On TV, the draft sometimes appears to be chaotic (all those trades!). But its a very well-rehearsed chaos; teams must play out ALL the possible scenarios that might unfold and have a viable set of contingencies for each. Within each potential pool of draftees, they know which player they will select or, if the pool is big enough, when they might trade down and still nab their guy. In advance of the draft, they will have called numerous teams to inquire about their interest in making a trade at given points in the draft, so that they have a good sense of where and when they can move up or down the draft ladder.
This preparation and resultant movement up and down the draft ladder is a key draft reality that mocks typically fail to take into account. I can see why, it's next to impossible to predict trades, each of which affects subsequent choices - but that is the mock draft's central shortcoming: mockers, unlike teams, don't account for multiple scenarios. At least they didn't until now. Today Todd McShay came out with his annual "Multi-option" mock draft (sadly, its a subscription feature), in which some teams (the Colts and Redskins) have fairly simple choices and others--the Rams, Chiefs and Patriots--have as many as five options.
As fortune would have it, the Cowboys are one of the teams with five scenarios. McShay mocks Memphis DT-DE Dontari Poe to the Cowboys, and then offers four alternate paths:
- Scenario 1: Defensive line might not seem like the top need, but Poe is the kind of young, versatile talent defensive coordinator Rob Ryan would like to develop.
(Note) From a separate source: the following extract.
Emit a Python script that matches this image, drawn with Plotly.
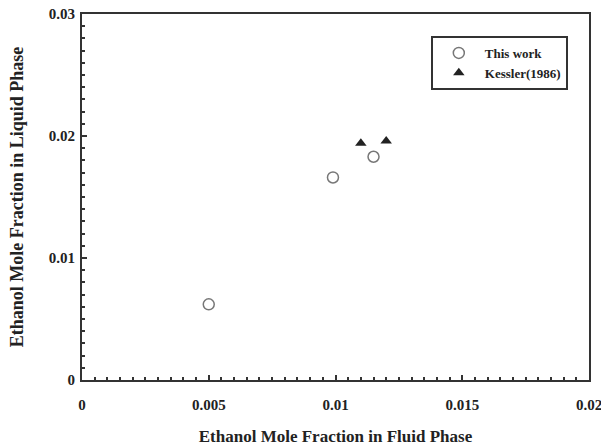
import plotly.graph_objects as go

this_work_x = [0.0050, 0.0099, 0.0115]
this_work_y = [0.0062, 0.0166, 0.0183]
kessler_x = [0.0110, 0.0120]
kessler_y = [0.0194, 0.0196]

x_ticks = [0, 0.005, 0.01, 0.015, 0.02]
x_tick_labels = ["0", "0.005", "0.01", "0.015", "0.02"]
y_ticks = [0, 0.01, 0.02, 0.03]
y_tick_labels = ["0", "0.01", "0.02", "0.03"]

font_family = "Liberation Serif"

fig = go.Figure()
fig.add_trace(go.Scatter(
    x=this_work_x, y=this_work_y, mode="markers", name="<b>This work</b>",
    marker=dict(symbol="circle-open", size=11, color="#777777", line=dict(width=1.5)),
))
fig.add_trace(go.Scatter(
    x=kessler_x, y=kessler_y, mode="markers", name="<b>Kessler(1986)</b>",
    marker=dict(symbol="triangle-up", size=10, color="#222222"),
))

axis_common = dict(
    showgrid=False, zeroline=False, showline=True, linecolor="#333333", linewidth=2,
    mirror=True, ticks="inside", ticklen=5, tickwidth=1.5, tickcolor="#333333",
    tickfont=dict(family=font_family, size=15, color="#222222"),
    automargin=False, ticklabeloverflow="allow",
)

fig.update_xaxes(
    range=[0, 0.02], tickvals=x_ticks, ticktext=["<b>%s</b>" % t for t in x_tick_labels],
    minor=dict(dtick=0.0005, ticks="inside", ticklen=3, tickcolor="#333333"),
    ticklabelstandoff=10,
    title=dict(text="<b>Ethanol Mole Fraction in Fluid Phase</b>",
               font=dict(family=font_family, size=17, color="#222222"), standoff=18),
    **axis_common,
)
fig.update_yaxes(
    range=[0, 0.03], tickvals=y_ticks, ticktext=["<b>%s</b>" % t for t in y_tick_labels],
    minor=dict(dtick=0.001, ticks="inside", ticklen=3, tickcolor="#333333"),
    ticklabelstandoff=2,
    title=dict(text="<b>Ethanol Mole Fraction in Liquid Phase</b>",
               font=dict(family=font_family, size=18, color="#222222"), standoff=20),
    **axis_common,
)

fig.update_layout(
    width=601, height=448,
    margin=dict(l=82, r=12, t=14, b=68),
    paper_bgcolor="white", plot_bgcolor="white",
    showlegend=True,
    legend=dict(
        x=0.688, y=0.94, xanchor="left", yanchor="top",
        bordercolor="#333333", borderwidth=2, bgcolor="white",
        font=dict(family=font_family, size=13, color="#222222"),
        tracegroupgap=0, itemwidth=42,
    ),
)

fig.write_html("out.html", config={"displayModeBar": False},
               post_script="document.body.style.margin='0px';")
And with Kenyon Coleman on the downside of his career and Jay Ratliff able to move to 5-technique/DE, Poe would bring some depth and flexibility to the defensive front.
- Scenario 2: The Cowboys have been searching for some time for a versatile, do-it-all safety who can be a quarterback in the secondary, so Barron could easily be the pick.
- Scenario 3: Bring in Floyd to provide QB Tony Romo with another weapon on the outside.
- Scenario 4: Brockers is also an option to upgrade the defensive line.
- Scenario 5: The Cowboys need to shore things up at cornerback, and at this point Gilmore would be a good fit.
To review: the Cowboys' five options with the fourteenth pick are, in order: Poe; Mark Barron; Michael Floyd (if Arizona picks a pass rusher; he has Floyd mocked to the Cardinals one pick earlier); Michael Brockers; Stephon Gilmore. If you're wondering about BTB favorites Fletcher Cox and David DeCastro, McShay has Cox going to Carolina at the ninth pick and DeCastro lasting until Cincy takes him at #17.
Whether or not you agree with McShay's final product, its hard to argue against his process. I admire his courage in taking on the dizzying array of draft permutations--a set of possibilities that only gets headier as the draft moves into the last half of the first round. The Cowboys, poised at # 14, sit at the gateway to this permutational frenzy, which is why this draft will, I think, prove to be the most exciting for Cowboys fans in some years.